■ **MATERIAL**:
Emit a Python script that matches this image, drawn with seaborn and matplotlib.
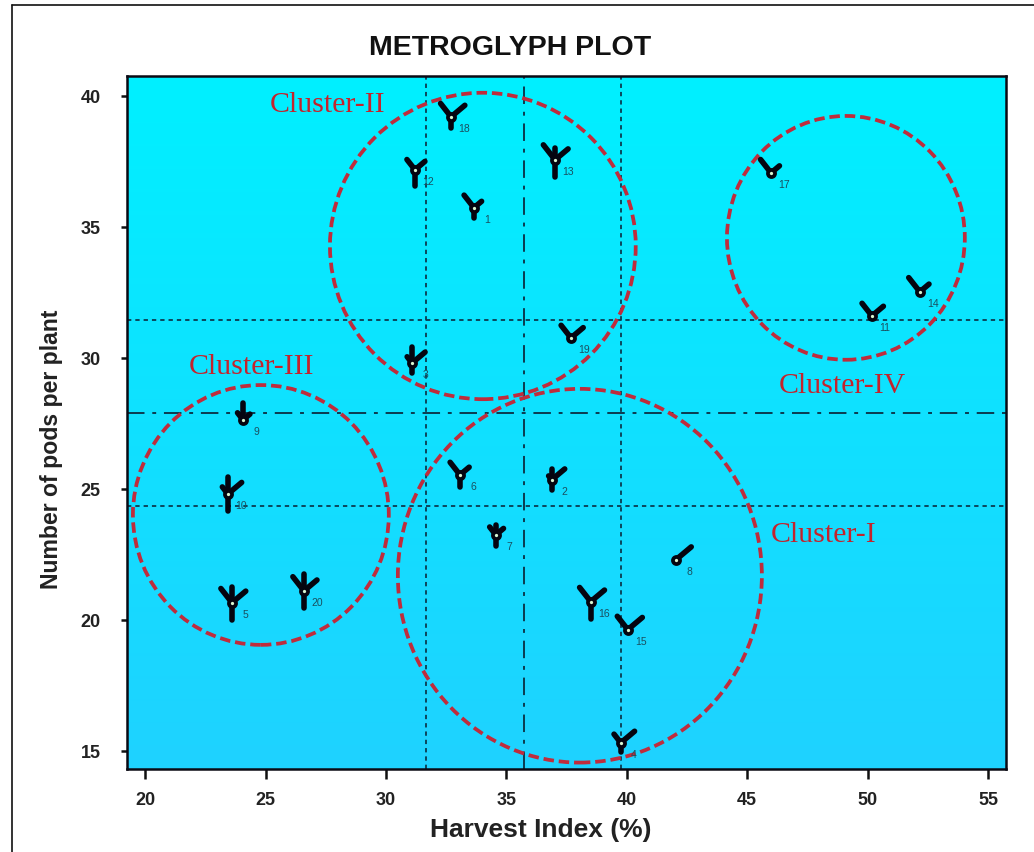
import numpy as np
import pandas as pd
import matplotlib
matplotlib.use("Agg")
import matplotlib.pyplot as plt
from matplotlib.colors import LinearSegmentedColormap
from matplotlib.lines import Line2D
from matplotlib.patches import Ellipse
import seaborn as sns

# genotypes
ids = [1, 2, 3, 4, 5, 6, 7, 8, 9, 10, 11, 12, 13, 14, 15, 16, 17, 18, 19, 20]
harvest_index = [33.65, 36.88, 31.08, 39.75, 23.60, 33.07, 34.56, 42.04, 24.06, 23.43,
                 50.18, 31.20, 37.02, 52.17, 40.04, 38.50, 45.99, 32.70, 37.68, 26.59]
pods_per_plant = [35.73, 25.34, 29.80, 15.30, 20.65, 25.53, 23.24, 22.29, 27.63, 24.80,
                  31.60, 37.18, 37.56, 32.52, 19.62, 20.69, 37.06, 39.20, 30.76, 21.10]

# glyph ray lengths, read in pixels
ray_up_left = [16, 5, 8, 11, 18, 16, 10, 0, 9, 9, 16, 13, 19, 18, 17, 18, 17, 17, 16, 18]
ray_up_right = [10, 17, 17, 18, 18, 12, 10, 20, 9, 18, 15, 13, 17, 12, 19, 18, 11, 18, 16, 17]
ray_up = [0, 11, 16, 0, 16, 0, 10, 0, 17, 17, 0, 0, 12, 0, 0, 0, 0, 0, 0, 17]
ray_down = [10, 10, 10, 9, 17, 12, 11, 0, 0, 17, 0, 16, 17, 0, 0, 17, 0, 11, 0, 17]

# vertical and horizontal class limits
v_dotted = [31.66, 39.75]
v_dashdot = [35.73]
h_dotted = [24.35, 31.45]
h_dashdot = [27.90]

# cluster outlines and names
cluster_x = [38.05, 34.02, 24.80, 49.10]
cluster_y = [21.68, 34.27, 24.00, 34.58]
cluster_w = [15.12, 12.70, 10.63, 9.88]
cluster_h = [14.27, 11.70, 9.92, 9.31]
cluster_names = ["Cluster-I", "Cluster-II", "Cluster-III", "Cluster-IV"]
name_x = [45.98, 25.15, 21.82, 46.32]
name_y = [23.28, 39.68, 29.68, 28.98]

df = pd.DataFrame({"hi": harvest_index, "pods": pods_per_plant})

sns.set_theme(style="white")
plt.rcParams["font.family"] = ["Liberation Sans", "DejaVu Sans"]

fig = plt.figure(figsize=(10.34, 8.53), dpi=100)
ax = fig.add_axes([127 / 1034, 83 / 853, 879 / 1034, 693 / 853])

# background gradient
grad = np.linspace(0, 1, 256).reshape(-1, 1)
cmap = LinearSegmentedColormap.from_list("bg", ["#00F0FF", "#1FD2FF"])
ax.imshow(grad, cmap=cmap, aspect="auto", extent=(0, 1, 0, 1),
          transform=ax.transAxes, zorder=0)

ax.set_xlim(19.24, 55.75)
ax.set_ylim(14.3, 40.76)

for v in v_dotted:
    ax.axvline(v, color="#0b3b50", lw=1.3, ls=(0, (2.4, 2.2)), zorder=1)
for v in v_dashdot:
    ax.axvline(v, color="#0b3b50", lw=1.4, ls=(0, (9, 4, 2, 4)), zorder=1)
for h in h_dotted:
    ax.axhline(h, color="#0b3b50", lw=1.3, ls=(0, (2.4, 2.2)), zorder=1)
for h in h_dashdot:
    ax.axhline(h, color="#0b3b50", lw=1.4, ls=(0, (9, 4, 2, 4)), zorder=1)

# data units per pixel
ux = (55.75 - 19.24) / 879
uy = (40.76 - 14.3) / 693

angle_ul = np.deg2rad(128)
angle_ur = np.deg2rad(40)
for i in range(len(ids)):
    x0, y0 = harvest_index[i], pods_per_plant[i]
    rays = [(ray_up_left[i], angle_ul), (ray_up_right[i], angle_ur),
            (ray_up[i], np.pi / 2), (ray_down[i], -np.pi / 2)]
    for length, ang in rays:
        if length == 0:
            continue
        ax.plot([x0, x0 + length * np.cos(ang) * ux],
                [y0, y0 + length * np.sin(ang) * uy],
                color="#050510", lw=4.0, solid_capstyle="round", zorder=3)
    ax.annotate(str(ids[i]), (x0, y0), xytext=(9.4, -8), textcoords="offset points",
                ha="center", va="center", fontsize=7.5, color="#1a4f60", zorder=4)

sns.scatterplot(data=df, x="hi", y="pods", ax=ax, marker="o", s=26,
                color="#d8f5d0", edgecolor="#050510", linewidth=2.7, zorder=5, legend=False)

for i in range(len(cluster_names)):
    ax.add_patch(Ellipse((cluster_x[i], cluster_y[i]), cluster_w[i], cluster_h[i], fill=False,
                         edgecolor="#bf2c3c", lw=2.7, ls=(0, (2.8, 1.3)), zorder=2))
    ax.text(name_x[i], name_y[i], cluster_names[i], color="#c4232c", fontsize=21.5,
            family=["Liberation Serif"], ha="left", va="center", zorder=6)

ax.set_xticks([20, 25, 30, 35, 40, 45, 50, 55])
ax.set_yticks([15, 20, 25, 30, 35, 40])
ax.tick_params(axis="x", bottom=True, length=7, width=1.8, color="#111111", pad=9,
               labelsize=13, labelcolor="#222222")
ax.tick_params(axis="y", left=True, length=4, width=1.8, color="#111111", pad=15,
               labelsize=13, labelcolor="#222222")
for lab in ax.get_xticklabels() + ax.get_yticklabels():
    lab.set_fontweight("bold")

for side in ax.spines:
    ax.spines[side].set_visible(True)
    ax.spines[side].set_color("#0a0a14")
    ax.spines[side].set_linewidth(1.8)

ax.set_xlabel("")
ax.set_ylabel("")
fig.text(510 / 1034, 1 - 48 / 853, "METROGLYPH PLOT", fontsize=20.5, fontweight="bold",
         color="#111111", ha="center", va="center")
fig.text(541 / 1034, 1 - 830 / 853, "Harvest Index (%)", fontsize=19, fontweight="bold",
         color="#222222", ha="center", va="center")
fig.text(52 / 1034, 1 - 449 / 853, "Number of pods per plant", fontsize=16.6, fontweight="bold",
         color="#222222", ha="center", va="center", rotation=90)

# outer page frame
fig.add_artist(Line2D([12 / 1034, 12 / 1034], [0, 1 - 6 / 853], color="#111111", lw=1.2))
fig.add_artist(Line2D([12 / 1034, 1], [1 - 6 / 853, 1 - 6 / 853], color="#111111", lw=1.2))

fig.savefig("out.png", dpi=100)
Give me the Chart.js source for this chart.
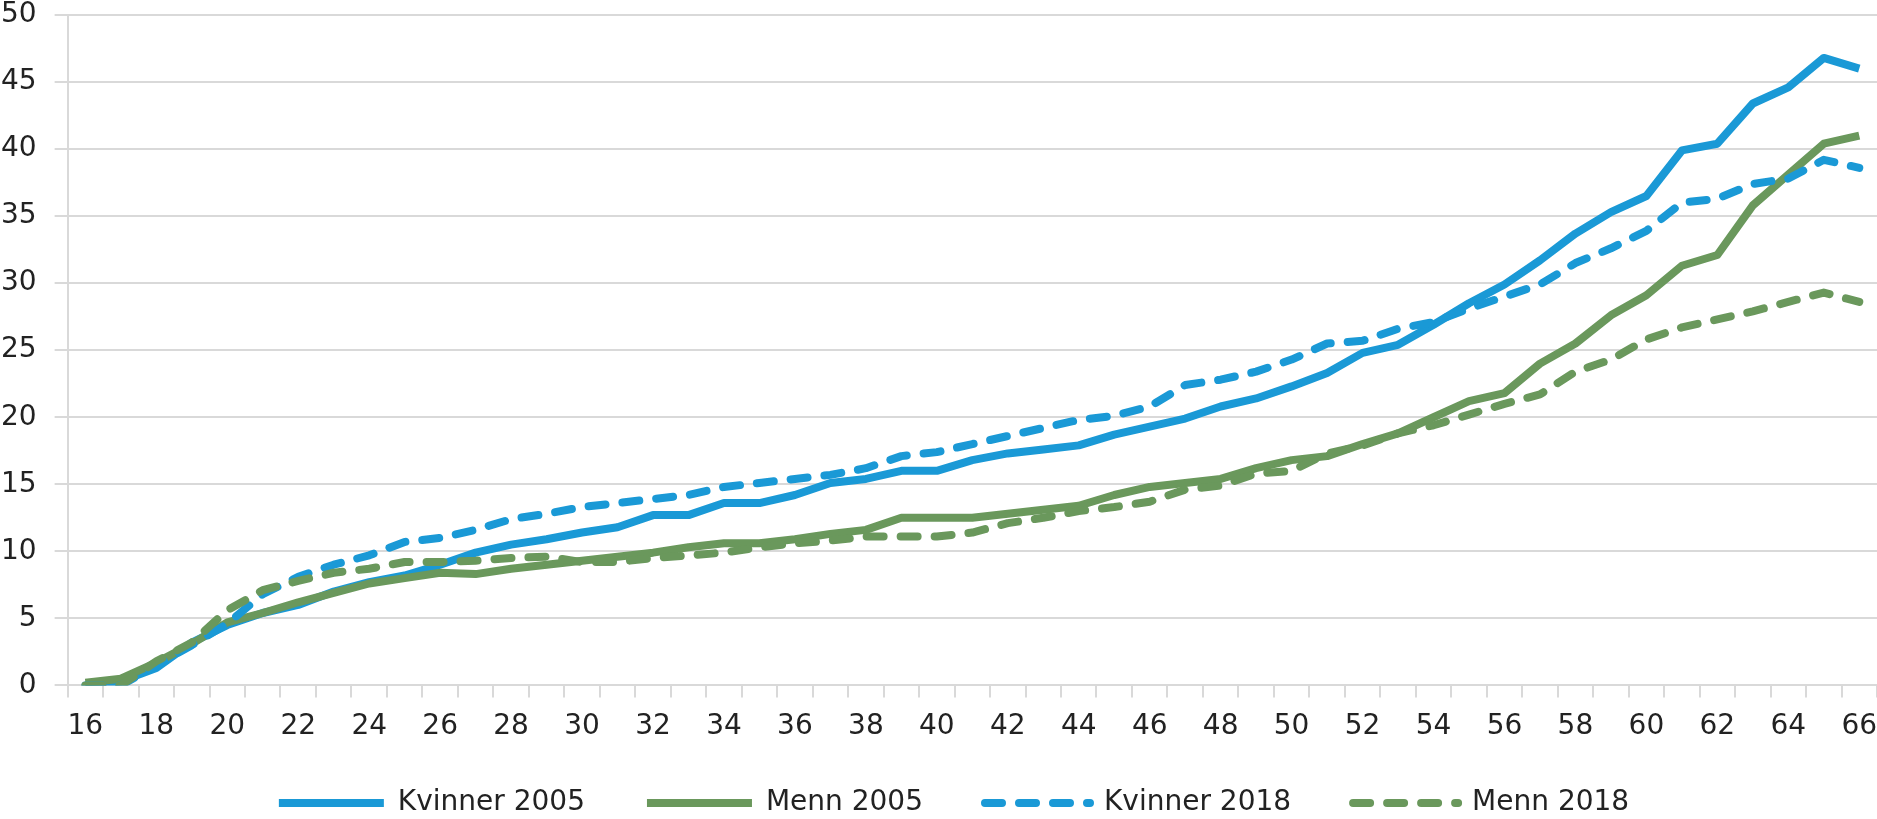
<!DOCTYPE html>
<html>
<head>
<meta charset="utf-8">
<script src="https://cdn.jsdelivr.net/npm/chart.js@4"></script>
<style>
  html, body { margin: 0; padding: 0; background: #fff; }
  #wrap { width: 1877px; height: 819px; position: relative; }
</style>
</head>
<body>
<div id="wrap"><canvas id="chart"></canvas></div>
<script>
/* --------------------------------------------------------------
   DATA – age 16..66, share (%) per group
-------------------------------------------------------------- */

const ages = [];
for (let a = 16; a <= 66; a++) ages.push(String(a));

const yTicks = [0, 5, 10, 15, 20, 25, 30, 35, 40, 45, 50];

const kvinner2005 = [
    0.0, 0.3, 1.3, 3.2, 4.5, 5.4, 6.0, 7.0, 7.7, 8.2,
    9.0, 9.9, 10.5, 10.9, 11.4, 11.8, 12.7, 12.7, 13.6, 13.6,
    14.2, 15.1, 15.4, 16.0, 16.0, 16.8, 17.3, 17.6, 17.9, 18.7,
    19.3, 19.9, 20.8, 21.4, 22.3, 23.3, 24.8, 25.4, 26.9, 28.5,
    29.9, 31.7, 33.7, 35.3, 36.5, 39.9, 40.4, 43.4, 44.6, 46.8,
    46.0
];

const menn2005 = [
    0.2, 0.5, 1.7, 3.1, 4.7, 5.4, 6.2, 6.9, 7.6, 8.0,
    8.4, 8.3, 8.7, 9.0, 9.3, 9.6, 9.9, 10.3, 10.6, 10.6,
    10.9, 11.3, 11.6, 12.5, 12.5, 12.5, 12.8, 13.1, 13.4, 14.2,
    14.8, 15.1, 15.4, 16.2, 16.8, 17.1, 18.0, 18.8, 20.0, 21.2,
    21.8, 24.0, 25.5, 27.6, 29.1, 31.3, 32.1, 35.8, 38.1, 40.4,
    41.0
];

const kvinner2018 = [
    0.0, 0.0, 1.5, 3.0, 4.6, 6.8, 8.1, 9.0, 9.7, 10.7,
    11.0, 11.6, 12.4, 12.8, 13.3, 13.6, 13.9, 14.2, 14.8, 15.1,
    15.4, 15.7, 16.2, 17.1, 17.4, 18.0, 18.6, 19.2, 19.8, 20.1,
    20.8, 22.4, 22.8, 23.4, 24.3, 25.5, 25.7, 26.6, 27.1, 28.1,
    29.0, 29.9, 31.5, 32.6, 33.9, 36.0, 36.3, 37.4, 37.8, 39.2,
    38.6
];

const menn2018 = [
    0.0, 0.0, 1.8, 3.2, 5.6, 7.1, 7.8, 8.4, 8.7, 9.2,
    9.2, 9.3, 9.5, 9.6, 9.2, 9.2, 9.5, 9.7, 9.9, 10.3,
    10.6, 10.8, 11.1, 11.1, 11.1, 11.4, 12.1, 12.5, 13.0, 13.3,
    13.7, 14.6, 14.9, 15.8, 16.0, 17.3, 17.9, 18.8, 19.4, 20.2,
    21.0, 21.7, 23.4, 24.3, 25.8, 26.7, 27.3, 27.9, 28.6, 29.3,
    28.6
];

const BLUE = "#1a99d6";
const GREEN = "#6a985c";
const GRID = "#d9d9d9";
const TEXT = "#222222";
const FONT = "'DejaVu Sans', Verdana, sans-serif";

function series(label, data, color, dashed, order) {
    return {
        label: label,
        data: data,
        borderColor: color,
        backgroundColor: color,
        borderWidth: 8,
        borderDash: dashed ? [17, 17] : [],
        borderCapStyle: dashed ? "round" : "butt",
        borderJoinStyle: "round",
        pointRadius: 0,
        pointHoverRadius: 0,
        tension: 0,
        fill: false,
        order: order          // later series drawn on top, like the original
    };
}

/* ----------------------------------------------------------
   legend: wide gaps between the items, but sitting close
   under the axis labels (and a bit right of centre)
----------------------------------------------------------- */

const LEGEND_SHRINK = 38;
const LEGEND_LIFT = 30;
const LEGEND_SHIFT = 24;

const legendGap = {
    id: "legendGap",
    afterInit(chart) {
        const lg = chart.legend;
        const fit = lg.fit;
        lg.fit = function () {
            fit.call(this);
            this.height -= LEGEND_SHRINK;
        };
    },
    afterLayout(chart) {
        const lg = chart.legend;
        lg.top -= LEGEND_LIFT;
        lg.left += LEGEND_SHIFT;
        lg.right += LEGEND_SHIFT;
    }
};

/* ----------------------------------------------------------
   CHART
----------------------------------------------------------- */

new Chart(document.getElementById("chart"), {
    type: "line",
    data: {
        labels: ages,
        datasets: [
            series("Kvinner 2005", kvinner2005, BLUE, false, 4),
            series("Menn 2005", menn2005, GREEN, false, 3),
            series("Kvinner 2018", kvinner2018, BLUE, true, 2),
            series("Menn 2018", menn2018, GREEN, true, 1)
        ]
    },
    plugins: [legendGap],
    options: {
        responsive: true,
        maintainAspectRatio: false,
        animation: false,
        layout: { padding: { left: -17, right: 0, top: 0, bottom: 0 } },
        plugins: {
            tooltip: { enabled: false },
            legend: {
                position: "bottom",
                labels: {
                    usePointStyle: true,
                    pointStyle: "line",
                    pointStyleWidth: 105,
                    padding: 62,
                    color: TEXT,
                    font: { family: FONT, size: 28 },
                    sort: (a, b) => a.datasetIndex - b.datasetIndex,
                    generateLabels: ch => {
                        const items = Chart.defaults.plugins.legend.labels.generateLabels(ch);
                        items.forEach(it => {
                            const ds = ch.data.datasets[it.datasetIndex];
                            it.lineDash = ds.borderDash;
                            it.lineCap = ds.borderCapStyle;
                        });
                        return items;
                    }
                }
            }
        },
        scales: {
            x: {
                offset: true,
                afterFit: s => { s.paddingLeft = 0; s.paddingRight = 0; },
                grid: {
                    offset: true,
                    drawOnChartArea: false,
                    color: GRID,
                    lineWidth: 2,
                    tickLength: 12
                },
                border: { display: true, color: GRID, width: 2 },
                ticks: {
                    autoSkip: false,
                    maxRotation: 0,
                    padding: 13,
                    color: TEXT,
                    font: { family: FONT, size: 28 },
                    callback: (v, i) => (i % 2 === 0 ? ages[i] : "")
                }
            },
            y: {
                min: yTicks[0],
                max: yTicks[yTicks.length - 1],
                afterBuildTicks: axis => {
                    axis.ticks = yTicks.map(v => ({ value: v }));
                },
                afterFit: s => { s.paddingTop = 15; },
                grid: { color: GRID, lineWidth: 2, tickLength: 13 },
                border: { display: true, color: GRID, width: 2 },
                ticks: {
                    padding: 18,
                    color: TEXT,
                    font: { family: FONT, size: 28 }
                }
            }
        }
    }
});
</script>
</body>
</html>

■ **WORK TO BE COMPLETED**: In the records above, find the line containing "0, 11, 0, 17]" and output every line from the first through that one, exactly, omitting pictures.

■ **ANSWER TO THE PROBLEM**:
Emit a Python script that matches this image, drawn with seaborn and matplotlib.
import numpy as np
import pandas as pd
import matplotlib
matplotlib.use("Agg")
import matplotlib.pyplot as plt
from matplotlib.colors import LinearSegmentedColormap
from matplotlib.lines import Line2D
from matplotlib.patches import Ellipse
import seaborn as sns

# genotypes
ids = [1, 2, 3, 4, 5, 6, 7, 8, 9, 10, 11, 12, 13, 14, 15, 16, 17, 18, 19, 20]
harvest_index = [33.65, 36.88, 31.08, 39.75, 23.60, 33.07, 34.56, 42.04, 24.06, 23.43,
                 50.18, 31.20, 37.02, 52.17, 40.04, 38.50, 45.99, 32.70, 37.68, 26.59]
pods_per_plant = [35.73, 25.34, 29.80, 15.30, 20.65, 25.53, 23.24, 22.29, 27.63, 24.80,
                  31.60, 37.18, 37.56, 32.52, 19.62, 20.69, 37.06, 39.20, 30.76, 21.10]

# glyph ray lengths, read in pixels
ray_up_left = [16, 5, 8, 11, 18, 16, 10, 0, 9, 9, 16, 13, 19, 18, 17, 18, 17, 17, 16, 18]
ray_up_right = [10, 17, 17, 18, 18, 12, 10, 20, 9, 18, 15, 13, 17, 12, 19, 18, 11, 18, 16, 17]
ray_up = [0, 11, 16, 0, 16, 0, 10, 0, 17, 17, 0, 0, 12, 0, 0, 0, 0, 0, 0, 17]
ray_down = [10, 10, 10, 9, 17, 12, 11, 0, 0, 17, 0, 16, 17, 0, 0, 17, 0, 11, 0, 17]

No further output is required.